Exercise task - Skip all pictures, then copy the lines from the start of the data through the line with "0.798, 0.811, 0.893]", keeping both ends.

Data provided -
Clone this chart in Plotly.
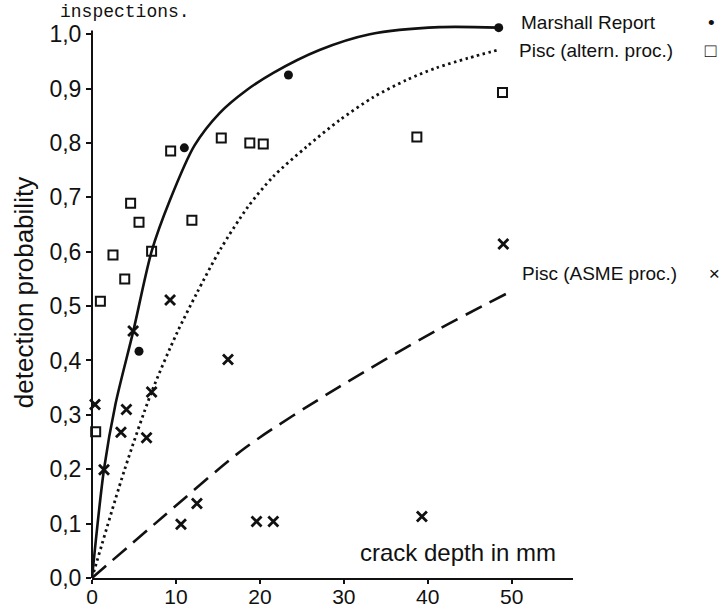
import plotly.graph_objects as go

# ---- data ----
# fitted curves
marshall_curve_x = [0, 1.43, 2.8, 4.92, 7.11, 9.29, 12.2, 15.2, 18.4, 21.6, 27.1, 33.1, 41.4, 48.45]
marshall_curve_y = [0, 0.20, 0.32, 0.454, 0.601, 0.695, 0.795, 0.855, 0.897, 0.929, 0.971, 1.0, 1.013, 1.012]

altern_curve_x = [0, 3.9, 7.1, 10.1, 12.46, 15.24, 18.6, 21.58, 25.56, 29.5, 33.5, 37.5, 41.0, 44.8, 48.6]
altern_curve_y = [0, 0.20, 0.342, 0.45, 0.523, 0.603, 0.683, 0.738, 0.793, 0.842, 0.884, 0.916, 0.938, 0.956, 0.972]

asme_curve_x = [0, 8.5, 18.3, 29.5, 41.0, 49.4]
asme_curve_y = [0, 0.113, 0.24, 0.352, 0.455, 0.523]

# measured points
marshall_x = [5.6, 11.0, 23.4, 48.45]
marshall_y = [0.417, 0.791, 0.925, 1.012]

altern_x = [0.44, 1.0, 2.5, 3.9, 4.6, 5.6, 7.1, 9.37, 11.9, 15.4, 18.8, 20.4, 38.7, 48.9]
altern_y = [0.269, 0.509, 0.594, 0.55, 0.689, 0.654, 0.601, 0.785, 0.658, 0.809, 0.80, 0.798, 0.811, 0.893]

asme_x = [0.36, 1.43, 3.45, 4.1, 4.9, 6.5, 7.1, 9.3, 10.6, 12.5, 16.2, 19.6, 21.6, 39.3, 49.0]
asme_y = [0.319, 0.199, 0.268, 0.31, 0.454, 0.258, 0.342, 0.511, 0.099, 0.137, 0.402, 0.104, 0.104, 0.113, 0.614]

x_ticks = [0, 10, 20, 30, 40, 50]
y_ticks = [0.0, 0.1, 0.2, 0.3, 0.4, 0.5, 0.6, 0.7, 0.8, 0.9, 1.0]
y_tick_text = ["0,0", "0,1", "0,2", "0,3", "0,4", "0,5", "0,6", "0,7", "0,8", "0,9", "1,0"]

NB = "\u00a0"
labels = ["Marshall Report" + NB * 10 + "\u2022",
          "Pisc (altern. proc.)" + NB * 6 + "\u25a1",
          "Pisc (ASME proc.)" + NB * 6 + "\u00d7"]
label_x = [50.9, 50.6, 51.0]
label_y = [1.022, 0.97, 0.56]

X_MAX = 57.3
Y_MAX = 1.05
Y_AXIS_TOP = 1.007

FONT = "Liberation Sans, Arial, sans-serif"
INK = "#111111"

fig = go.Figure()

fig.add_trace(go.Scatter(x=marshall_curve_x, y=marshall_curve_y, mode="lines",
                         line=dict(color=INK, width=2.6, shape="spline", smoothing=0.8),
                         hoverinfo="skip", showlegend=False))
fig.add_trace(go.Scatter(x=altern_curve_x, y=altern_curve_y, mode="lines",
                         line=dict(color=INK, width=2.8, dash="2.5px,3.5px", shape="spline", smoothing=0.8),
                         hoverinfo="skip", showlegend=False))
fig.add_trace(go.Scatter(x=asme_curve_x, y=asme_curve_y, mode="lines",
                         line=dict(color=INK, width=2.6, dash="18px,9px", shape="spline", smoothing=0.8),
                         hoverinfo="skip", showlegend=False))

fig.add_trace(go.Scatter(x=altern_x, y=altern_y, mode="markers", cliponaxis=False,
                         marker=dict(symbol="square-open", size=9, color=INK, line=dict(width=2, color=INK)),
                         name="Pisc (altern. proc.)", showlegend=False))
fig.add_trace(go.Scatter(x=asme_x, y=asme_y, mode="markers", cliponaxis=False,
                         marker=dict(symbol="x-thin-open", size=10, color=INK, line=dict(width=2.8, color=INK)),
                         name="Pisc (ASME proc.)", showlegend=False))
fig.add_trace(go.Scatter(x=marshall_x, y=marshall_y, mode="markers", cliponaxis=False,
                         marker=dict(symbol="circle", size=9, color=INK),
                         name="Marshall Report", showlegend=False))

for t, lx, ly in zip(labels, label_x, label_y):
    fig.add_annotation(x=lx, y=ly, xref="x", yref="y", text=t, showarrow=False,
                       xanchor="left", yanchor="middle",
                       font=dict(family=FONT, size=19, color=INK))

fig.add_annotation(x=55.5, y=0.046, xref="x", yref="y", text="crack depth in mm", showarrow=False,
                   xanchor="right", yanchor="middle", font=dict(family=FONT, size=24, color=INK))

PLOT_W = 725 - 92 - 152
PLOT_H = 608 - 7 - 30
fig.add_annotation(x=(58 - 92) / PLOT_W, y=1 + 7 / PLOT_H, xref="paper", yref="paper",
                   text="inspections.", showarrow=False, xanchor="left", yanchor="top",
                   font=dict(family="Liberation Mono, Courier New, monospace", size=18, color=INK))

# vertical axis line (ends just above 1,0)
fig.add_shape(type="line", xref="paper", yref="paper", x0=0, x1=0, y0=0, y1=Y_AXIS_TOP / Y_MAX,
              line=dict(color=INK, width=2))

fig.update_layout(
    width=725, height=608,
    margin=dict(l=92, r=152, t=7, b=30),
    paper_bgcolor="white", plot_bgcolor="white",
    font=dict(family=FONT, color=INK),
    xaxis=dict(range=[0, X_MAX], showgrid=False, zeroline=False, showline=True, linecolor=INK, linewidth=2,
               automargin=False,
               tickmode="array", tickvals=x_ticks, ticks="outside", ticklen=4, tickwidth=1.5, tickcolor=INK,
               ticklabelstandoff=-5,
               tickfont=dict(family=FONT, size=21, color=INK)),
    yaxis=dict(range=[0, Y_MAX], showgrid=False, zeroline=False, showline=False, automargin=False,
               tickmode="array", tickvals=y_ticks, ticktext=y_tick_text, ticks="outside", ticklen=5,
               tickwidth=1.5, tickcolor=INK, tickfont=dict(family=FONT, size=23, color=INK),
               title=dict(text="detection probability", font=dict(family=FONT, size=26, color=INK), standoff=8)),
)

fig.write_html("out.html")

Response to the exercise -
Clone this chart in Plotly.
import plotly.graph_objects as go

# ---- data ----
# fitted curves
marshall_curve_x = [0, 1.43, 2.8, 4.92, 7.11, 9.29, 12.2, 15.2, 18.4, 21.6, 27.1, 33.1, 41.4, 48.45]
marshall_curve_y = [0, 0.20, 0.32, 0.454, 0.601, 0.695, 0.795, 0.855, 0.897, 0.929, 0.971, 1.0, 1.013, 1.012]

altern_curve_x = [0, 3.9, 7.1, 10.1, 12.46, 15.24, 18.6, 21.58, 25.56, 29.5, 33.5, 37.5, 41.0, 44.8, 48.6]
altern_curve_y = [0, 0.20, 0.342, 0.45, 0.523, 0.603, 0.683, 0.738, 0.793, 0.842, 0.884, 0.916, 0.938, 0.956, 0.972]

asme_curve_x = [0, 8.5, 18.3, 29.5, 41.0, 49.4]
asme_curve_y = [0, 0.113, 0.24, 0.352, 0.455, 0.523]

# measured points
marshall_x = [5.6, 11.0, 23.4, 48.45]
marshall_y = [0.417, 0.791, 0.925, 1.012]

altern_x = [0.44, 1.0, 2.5, 3.9, 4.6, 5.6, 7.1, 9.37, 11.9, 15.4, 18.8, 20.4, 38.7, 48.9]
altern_y = [0.269, 0.509, 0.594, 0.55, 0.689, 0.654, 0.601, 0.785, 0.658, 0.809, 0.80, 0.798, 0.811, 0.893]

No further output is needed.